Tara Leslye Kemp (born May 11, 1964), is an American singer best known for her two Billboard Hot 100 hit singles in 1991: "Hold You Tight" and "Piece of My Heart."

==Career==
Kemp signed to Giant Records in 1990, a new sublabel of the Warner Brothers music label. In January 1991, her self-titled album and debut single "Hold You Tight" were released. "Hold You Tight" became a hit, peaking at No. 3 on the Billboard Hot 100 chart; the song was certified gold by the RIAA and ranked as the twenty-fifth most successful single of 1991. The song also peaked at No. 69 in the UK Singles Chart. In May, Kemp released her second single "Piece of My Heart," which reached No. 7 on the Hot 100 in July and came in at No. 84 for the year. A third single, the ballad "Too Much," was released and peaked at No. 95.
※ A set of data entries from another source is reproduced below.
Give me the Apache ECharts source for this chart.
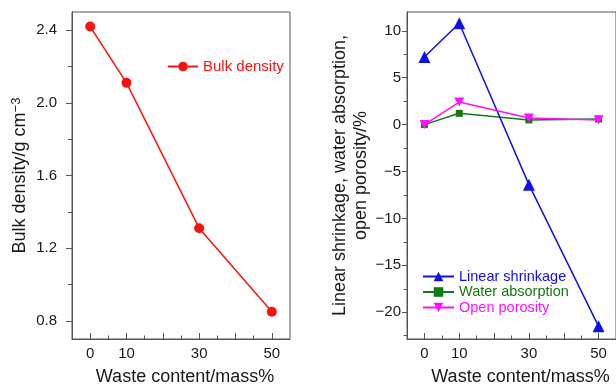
<!DOCTYPE html>
<html>
<head>
<meta charset="utf-8">
<script src="https://cdn.jsdelivr.net/npm/echarts@6/dist/echarts.min.js"></script>
<style>html,body{margin:0;padding:0;background:#fff;}#c{width:616px;height:391px;}</style>
</head>
<body>
<div id="c"></div>
<script>
// ---- data ----
var wasteContent = [0, 10, 30, 50];
var bulkDensity = [2.42, 2.11, 1.31, 0.85];
var linearShrinkage = [7.2, 10.8, -6.4, -21.5];
var waterAbsorption = [0, 1.2, 0.5, 0.6];
var openPorosity = [0, 2.4, 0.7, 0.5];

// ---- ticks ----
var xTickLabels = [0, 10, 30, 50];
var xMajorTicks = [0, 10, 20, 30, 40, 50];
var xMinorTicks = [5, 15, 25, 35, 45];
var leftYTicks = [0.8, 1.2, 1.6, 2.0, 2.4];
var leftYMinor = [1.0, 1.4, 1.8, 2.2];
var rightYTicks = [-20, -15, -10, -5, 0, 5, 10];
var rightYMinor = [-22.5, -17.5, -12.5, -7.5, -2.5, 2.5, 7.5];

var FONT = 'Liberation Sans, Arial, Helvetica, sans-serif';
var TXT = '#1a1a1a';
var AX = '#555';

function pairs(xs, ys) { return xs.map(function (x, i) { return [x, ys[i]]; }); }
function minus(v) { return v < 0 ? '\u2212' + Math.abs(v) : String(v); }

var chart = echarts.init(document.getElementById('c'), null, {renderer: 'canvas'});

function xAxes(gi, padLeft) {
  return [
    {
      type: 'value', gridIndex: gi, min: -5, max: 55, position: 'bottom',
      name: 'Waste content/mass%', nameLocation: 'middle', nameGap: 29,
      nameTextStyle: {fontFamily: FONT, fontSize: 18, color: TXT, padding: [0, 0, 0, padLeft]},
      axisLine: {show: true, onZero: false, lineStyle: {color: AX, width: 1}},
      axisTick: {show: true, inside: true, length: 6, customValues: xMajorTicks, lineStyle: {color: AX}},
      axisLabel: {show: true, customValues: xTickLabels, margin: 7, fontFamily: FONT, fontSize: 15, color: TXT},
      splitLine: {show: false}
    },
    {
      type: 'value', gridIndex: gi, min: -5, max: 55, position: 'bottom',
      axisLine: {show: false, onZero: false},
      axisTick: {show: true, inside: true, length: 3.5, customValues: xMinorTicks, lineStyle: {color: AX}},
      axisLabel: {show: false},
      splitLine: {show: false}
    }
  ];
}

var xa = xAxes(0, 8).concat(xAxes(1, 18));

var ya = [
  {
    type: 'value', gridIndex: 0, min: 0.7, max: 2.5, position: 'left',
    name: 'Bulk density/g cm{sup|\u22123}', nameLocation: 'middle', nameGap: 41,
    nameTextStyle: {fontFamily: FONT, fontSize: 18, color: TXT,
      rich: {sup: {fontFamily: FONT, fontSize: 13, color: TXT, verticalAlign: 'top', padding: [0, 0, 8, 0]}}},
    axisLine: {show: true, onZero: false, lineStyle: {color: AX, width: 1}},
    axisTick: {show: true, inside: false, length: 6, customValues: leftYTicks, lineStyle: {color: AX}},
    axisLabel: {show: true, customValues: leftYTicks, margin: 15, fontFamily: FONT, fontSize: 15, color: TXT,
      formatter: function (v) { return v.toFixed(1); }},
    splitLine: {show: false}
  },
  {
    type: 'value', gridIndex: 0, min: 0.7, max: 2.5, position: 'left',
    axisLine: {show: false, onZero: false},
    axisTick: {show: true, inside: false, length: 4, customValues: leftYMinor, lineStyle: {color: AX}},
    axisLabel: {show: false}, splitLine: {show: false}
  },
  {
    type: 'value', gridIndex: 1, min: -22.85, max: 12, position: 'left',
    name: 'Linear shrinkage, water absorption,\nopen porosity/%', nameLocation: 'middle', nameGap: 34,
    nameTextStyle: {fontFamily: FONT, fontSize: 18, color: TXT, lineHeight: 21},
    axisLine: {show: true, onZero: false, lineStyle: {color: AX, width: 1}},
    axisTick: {show: true, inside: false, length: 5, customValues: rightYTicks, lineStyle: {color: AX}},
    axisLabel: {show: true, customValues: rightYTicks, margin: 6, fontFamily: FONT, fontSize: 15, color: TXT,
      formatter: minus},
    splitLine: {show: false}
  },
  {
    type: 'value', gridIndex: 1, min: -22.85, max: 12, position: 'left',
    axisLine: {show: false, onZero: false},
    axisTick: {show: true, inside: false, length: 3.5, customValues: rightYMinor, lineStyle: {color: AX}},
    axisLabel: {show: false}, splitLine: {show: false}
  }
];

var INV_TRI = 'path://M0,0 L10,0 L5,9 Z';

chart.setOption({
  animation: false,
  backgroundColor: '#fff',
  textStyle: {fontFamily: FONT},
  grid: [
    {left: 72, top: 12, width: 218, height: 329, show: true, borderColor: AX, borderWidth: 1, backgroundColor: 'transparent'},
    {left: 407, top: 12, width: 218, height: 329, show: true, borderColor: AX, borderWidth: 1, backgroundColor: 'transparent'}
  ],
  xAxis: xa,
  yAxis: ya,
  legend: [
    {
      left: 162, top: 54, orient: 'vertical', itemWidth: 30, itemHeight: 12, itemGap: 1,
      backgroundColor: '#fff',
      textStyle: {fontFamily: FONT, fontSize: 15},
      data: [{name: 'Bulk density', textStyle: {color: '#ff1010'}}]
    },
    {
      left: 417, top: 264, orient: 'vertical', itemWidth: 31, itemHeight: 12, itemGap: 0.5,
      textStyle: {fontFamily: FONT, fontSize: 14.5},
      data: [
        {name: 'Linear shrinkage', textStyle: {color: '#1010ee'}},
        {name: 'Water absorption', textStyle: {color: '#127a12'}},
        {name: 'Open porosity', textStyle: {color: '#ff10ff'}}
      ]
    }
  ],
  series: [
    {
      name: 'Bulk density', type: 'line', xAxisIndex: 0, yAxisIndex: 0,
      data: pairs(wasteContent, bulkDensity),
      symbol: 'circle', symbolSize: 10, showAllSymbol: true,
      lineStyle: {color: '#ff1010', width: 1.5}, itemStyle: {color: '#ff1010'}
    },
    {
      name: 'Linear shrinkage', type: 'line', xAxisIndex: 2, yAxisIndex: 2,
      data: pairs(wasteContent, linearShrinkage),
      symbol: 'triangle', symbolSize: 12,
      lineStyle: {color: '#1010ee', width: 1.5}, itemStyle: {color: '#1010ee'}, z: 3
    },
    {
      name: 'Water absorption', type: 'line', xAxisIndex: 2, yAxisIndex: 2,
      data: pairs(wasteContent, waterAbsorption),
      symbol: 'rect', symbolSize: 7,
      lineStyle: {color: '#127a12', width: 1.5}, itemStyle: {color: '#127a12'}, z: 2
    },
    {
      name: 'Open porosity', type: 'line', xAxisIndex: 2, yAxisIndex: 2,
      data: pairs(wasteContent, openPorosity),
      symbol: INV_TRI, symbolSize: [10, 9],
      lineStyle: {color: '#ff10ff', width: 1.5}, itemStyle: {color: '#ff10ff'}, z: 4
    }
  ]
});
</script>
</body>
</html>
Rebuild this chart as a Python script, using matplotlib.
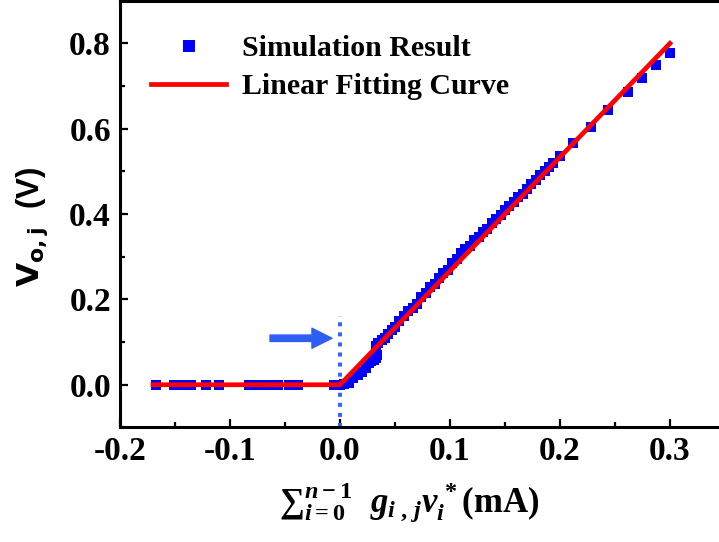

Subsequent to the release of her debut album, Giant began to interfere with Kemp's recording of her sophomore album. Wanting to sign to Atlantic Records – where most of the people who had signed her to Giant had moved to – Kemp asked to be released from her contract. However, Atlantic did not sign her. Kemp released two more songs: in 1993, "Action Speaks Louder Than Words" was featured on the soundtrack for the Fox television series, Beverly Hills, 90210; and "Come Correct", which was released independently in 1994. Owing to issues in her personal life, she left the music industry soon after.

In 2013, Kemp launched a Facebook page and YouTube channel containing new photography, uploads of vintage material, and teasers to a new track called "Water." In 2014 and 2015, Kemp revealed in interviews that she was working on new material. In April 2016, Kemp released "Paris in Spring" (featuring D'wayne Wiggins), her first single in 22 years, as a charity single to benefit victims of the November 2015 Paris attacks.

In January 2021, Kemp revealed plans to independently release her shelved sophomore album and remastered versions of her 1991 singles. She is working with New York City-based Shakir Entertainment Management. Tara released two Christmas songs in December 2024.

==Discography==
===Studio albums===

| Year | Album details | Peak positions |  |  |
| US | US R&B | AUS |
| 1991 | Tara Kemp Release date: January 16, 1991; Label: Giant Records; | 109 | 34 | 140 |
| 2025 | Come Correct Release date: January 29, 2025; Label: Shakir Entertainment Management; | - | - | - |

===Singles===

Year: Title; Peak chart positions; Certifications; Album
US: US R&B; US Dan; AUS; CAN; NZ; UK
1991: "Hold You Tight"; 3; 4; 15; 68; 24; 19; 69; RIAA: Gold;; Tara Kemp
"Piece of My Heart": 7; 47; —; 156; 81; —; 92
"Too Much": 95; —; —; —; —; —; —
1993: "Come Correct"; —; —; —; —; —; —; —; Non-album singles
2016: "Paris in Spring" (featuring D'Wayne Wiggins); —; —; —; —; —; —; —
"—" denotes a recording that did not chart or was not released in that territory.